É o caso da Alemanha, que sempre defendeu que o país deve primeiro cumprir os mínimos no que diz respeito à democracia e aos direitos humanos para aí se pensar em alargar os 28 a 29. Ainda assim, no seio político alemão existem várias correntes de pensamento, que podem ser representadas pelos dois candidatos principais. Enquanto a candidata da aliança CDU/CSU defende uma abordagem mais transitória, favorável à suspensão das discussões em relação à adesão, mas sem quebrar as ligações comerciais abruptamente, Schulz garante pulso firme e diz que, se necessário, esta quebra é instantânea.

O candidato social-democrata à chancelaria utiliza a sua conta oficial do Twitter para expor as suas opiniões. Neste tweet, Schulz deixa um aviso à Turquia e à União Europeia: “Se Erdogan não liberta os prisioneiros alemães, a UE deve terminar as negociações com a Turquia sobre o alargamento da união aduaneira”, ou seja, as negociações para a entrada na zona de livre comércio.

Uma união mais forte

Embora tenham surgido na campanha alguns ideais antieuropeístas, defendidos principalmente pelo partido de extrema-direita AfD, nenhum dos outros protagonistas põe sequer em questão a saída da zona euro ou da União Europeia. Contudo, a aliança CDU/CSU tem um conceito muito próprio para união. Para o partido de Merkel, está estabelecido que as regras que foram definidas em conjunto têm de ser respeitadas, não havendo espaço para flexibilidade.

Assim aconteceu quando vários países europeus entraram em recessão, como foi o caso da Grécia e de Portugal, e que quiseram ver as suas dívidas aliviadas. Como um dos principais credores, a Alemanha de Merkel sempre se mostrou intransigente a alívios ou benefícios.

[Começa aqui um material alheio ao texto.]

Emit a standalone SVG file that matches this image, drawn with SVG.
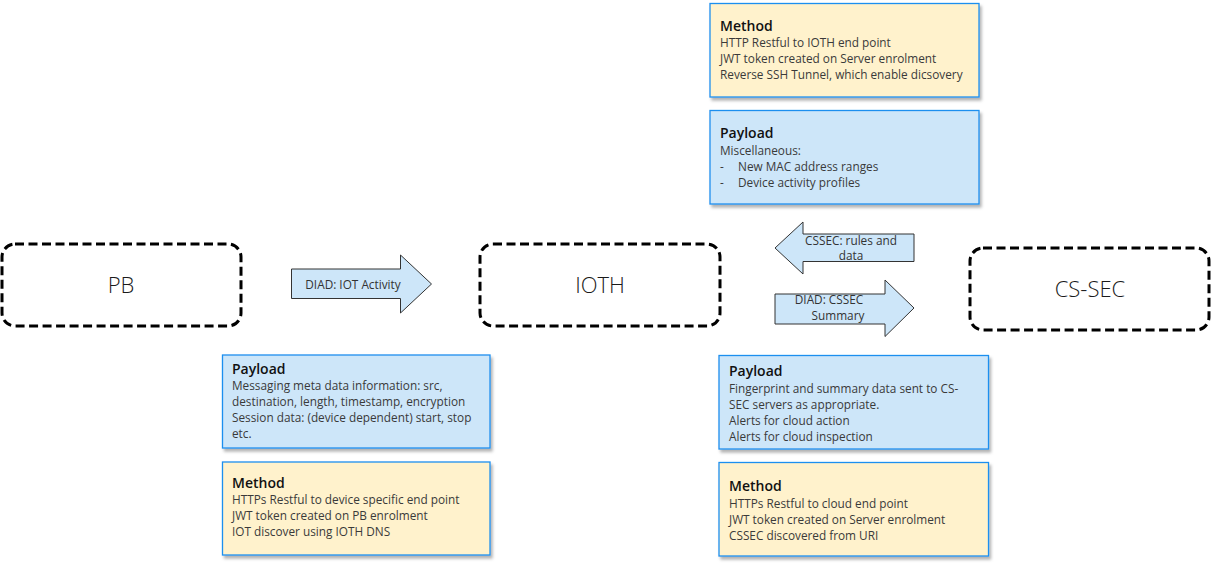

Ferramentas como a mutualização da dívida também são deixadas de parte.

Uma apoiante do SPD segura um cartaz onde se pode ler “Juntos pela Europa”.Jasper Juinen/Bloomberg

Por outro lado, e apelando aos valores de esquerda que o constituem como partido de centro-esquerda, o SPD apresenta uma proposta em que a aproximação à União Europeia se estabelece como uma das principais bandeira, havendo uma partilha de competências mais alargada. Inclui a criação de um orçamento, um parlamento e um ministro comuns para a zona euro e uma maior coordenação de políticas entre países.

O assunto em que os dois principais partidos divergem totalmente é aquele que diz respeito às regras orçamentais, com o partido liderado por Martin Schulz a defender uma maior flexibilidade e relaxamento destas, principalmente quando se fala em compromissos entre estados-membros.

No entanto, o consenso entre os dois candidatos é possível em dois aspetos: na criação de Fundo Monetário Europeu e na aproximação com a vizinha França. O Fundo Monetário Europeu teria como objetivo intervir em caso de crise antes do Fundo Monetário Internacional; seria uma evolução do atual Mecanismo Europeu de Estabilidade.

Reforçar a aliança com França

E se Schulz garante uma aproximação com todos os estados-membros da União Europeia, Angela Merkel tem apenas um na mira: França. Desde que Emmanuel Macron conquistou a presidência do país vizinho, que a Alemanha se tem aproximado. Com os dois governantes a juntarem forças em assuntos como as sanções à Coreia do Norte, a segurança europeia ou o, já falado, Fundo Monetário Europeu, mas a divergirem noutros assuntos.

Apoiantes de Angela Merkel esperam pela chegada da chanceler. Um deles segura um cartaz onde, carinhosamente, a trata por “Angie”. Krisztian Bocsi/Bloomberg

Assim, o manifesto da CDU/CSU fala abertamente sobre a resolução destas divergências, considerando que o partido está “pronto para desenvolver gradualmente a zona euro com o novo governo francês”. Criar-se-ia assim uma aliança das duas maiores economias europeias. Essa aproximação será ainda mais natural se for Schulz a entrar na chancelaria. Os ideais do antigo presidente do Parlamento Europeu estão ainda mais em linha com os do presidente de França, na medida em que ambos defendem uma partilha federal de competências mais ampla.

Solidariedade para além fronteiras

A Alemanha foi um dos países que recebeu mais refugiados aquando das crises políticas e sociais no norte de África. O país aumentou em 1% a sua população desde que os requerentes de asilo começaram a chegar, em 2015. No entanto, este não é um assunto que merecerá diferentes abordagens se for a CDU/CSU ou o SPD a ganhar. Os dois candidatos consideram que as fronteiras não podem ser fechadas a quem foge da guerra.

Este será então um dos tópicos em que, mais uma vez, a palavra dos alemães se conseguirá sobrepor à dos outros países que defendem um controlo fronteiriço mais restrito. Se a Alemanha disser não a isso, com certeza que grande parte da Europa acatará. É esse o poder do país na União Europeia.